Tineke Kröner

Nederlandse verzetsvrouw

Tineke Kröner (Den Haag, 22 maart 1922Hengelo, 1 maart 2004) was een medewerker van het verzet, zij is onderscheiden met het verzetsherdenkingskruis en de King's Medal for Courage in the Cause of Freedom.

Zij heeft onder meer de Schotse kolonel Graeme Warrack, divisiearts van de 1e Luchtlandingsdivisie opgevangen na zijn ontsnapping. Na de Slag om Arnhem bleef Warrack verantwoordelijk voor de vele Britse gewonden in de regio van wie de meesten werden verzameld in het nieuw opgericht noodhospitaal in de Koning Willem III-kazerne in Apeldoorn.

Warrack ontsnapte uit deze kazerne na zich twee weken te hebben verstopt in een kast van zijn slaapkamer; deze kamer is nu ingericht als klein museum op de kazerne.
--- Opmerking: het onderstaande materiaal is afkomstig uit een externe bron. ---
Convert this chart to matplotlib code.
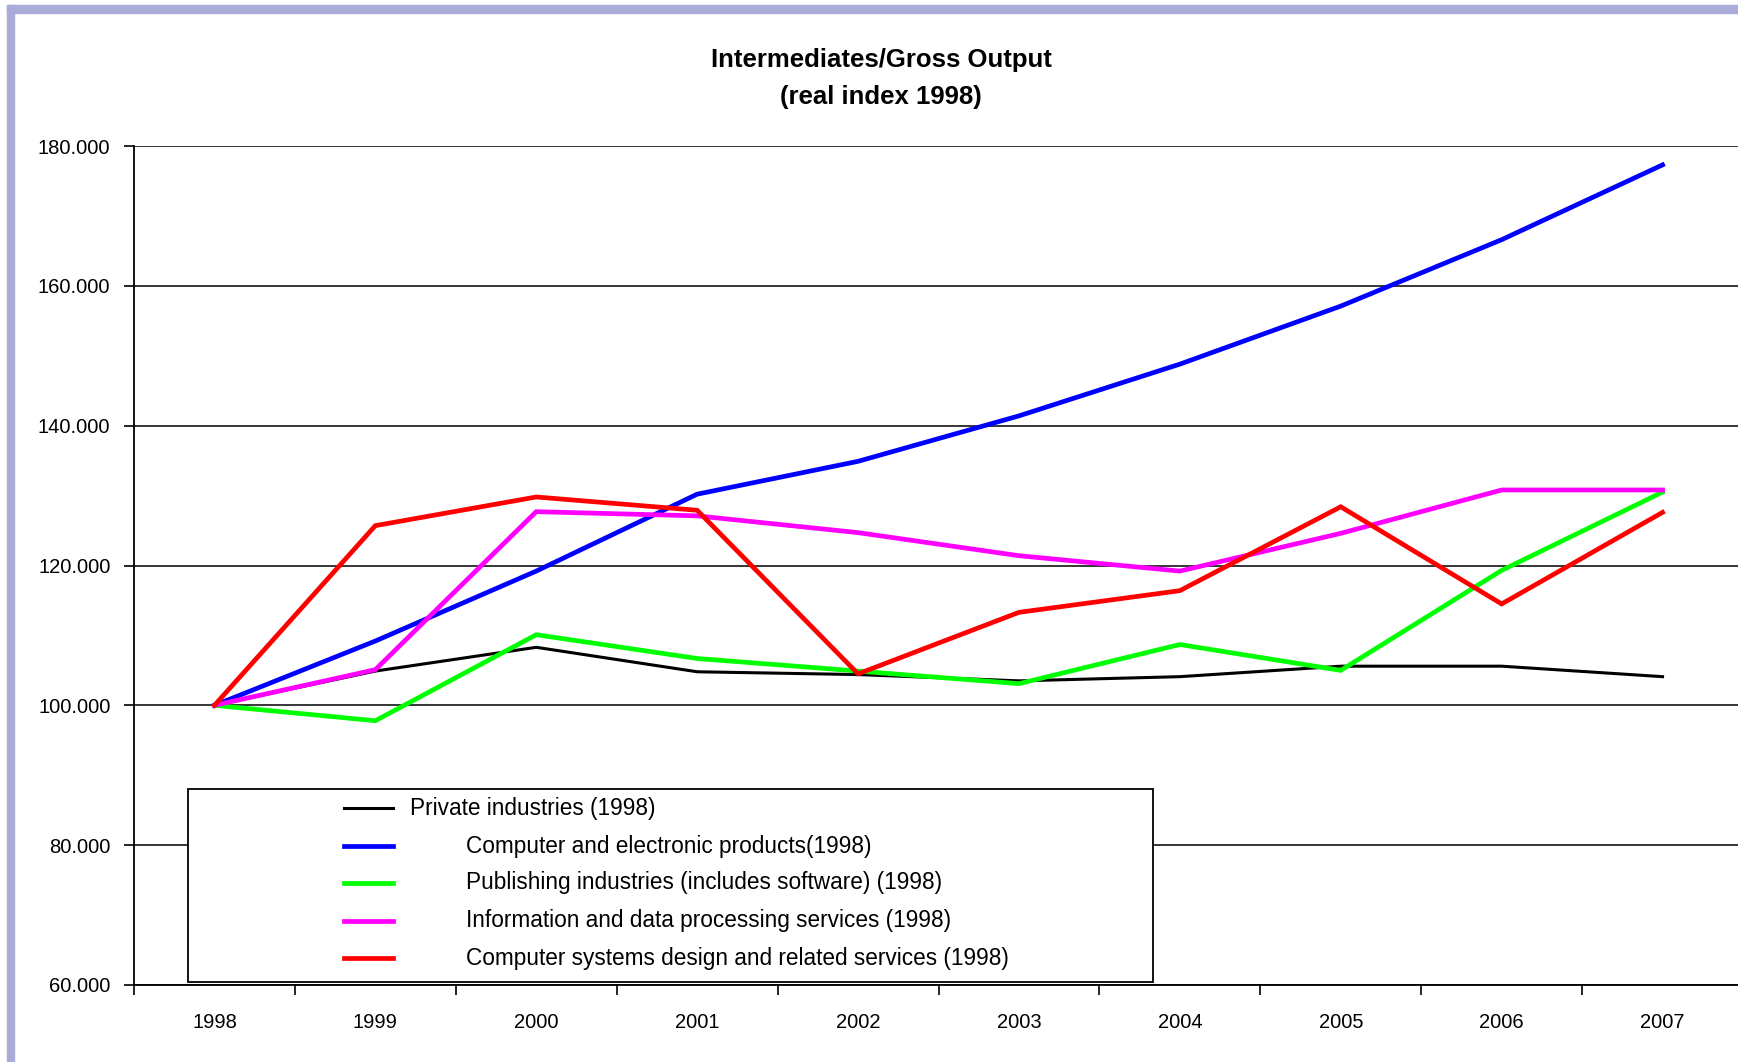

Na zijn ontsnapping uit de kazerne liep hij door de bossen naar het zuiden en klopte aan bij de boerderij van de familie Kröner te Otterlo. Hier werd hij opgevangen door Tineke, Warrack verbleef meestal in een door de familie gemaakt hol in het bos maar verbleef ook vaak bij de familie in huis. Hij vertrok maar keerde terug na een mislukte ontsnappingspoging als deelnemer van Operatie Pegasus II. Hij was in het gezelschap van de Amerikaanse vlieger John Low die ook had geprobeerd te ontsnappen. Uiteindelijk kon Warrack via de Biesbosch ontsnappen. In Warracks boek Tocht door het duister wordt zij uitgebreid beschreven als "Tineke".

Haar verloofde, Lodewijk Storm van 's Gravesande, was gearresteerd door de Gestapo en via kamp Amersfoort gedeporteerd naar Duitsland. Na de oorlog trouwden zij. Haar zwager Jan Storm van 's Gravesande was Engelandvaarder en sneuvelde als marineofficier tijdens de slag in de Javazee.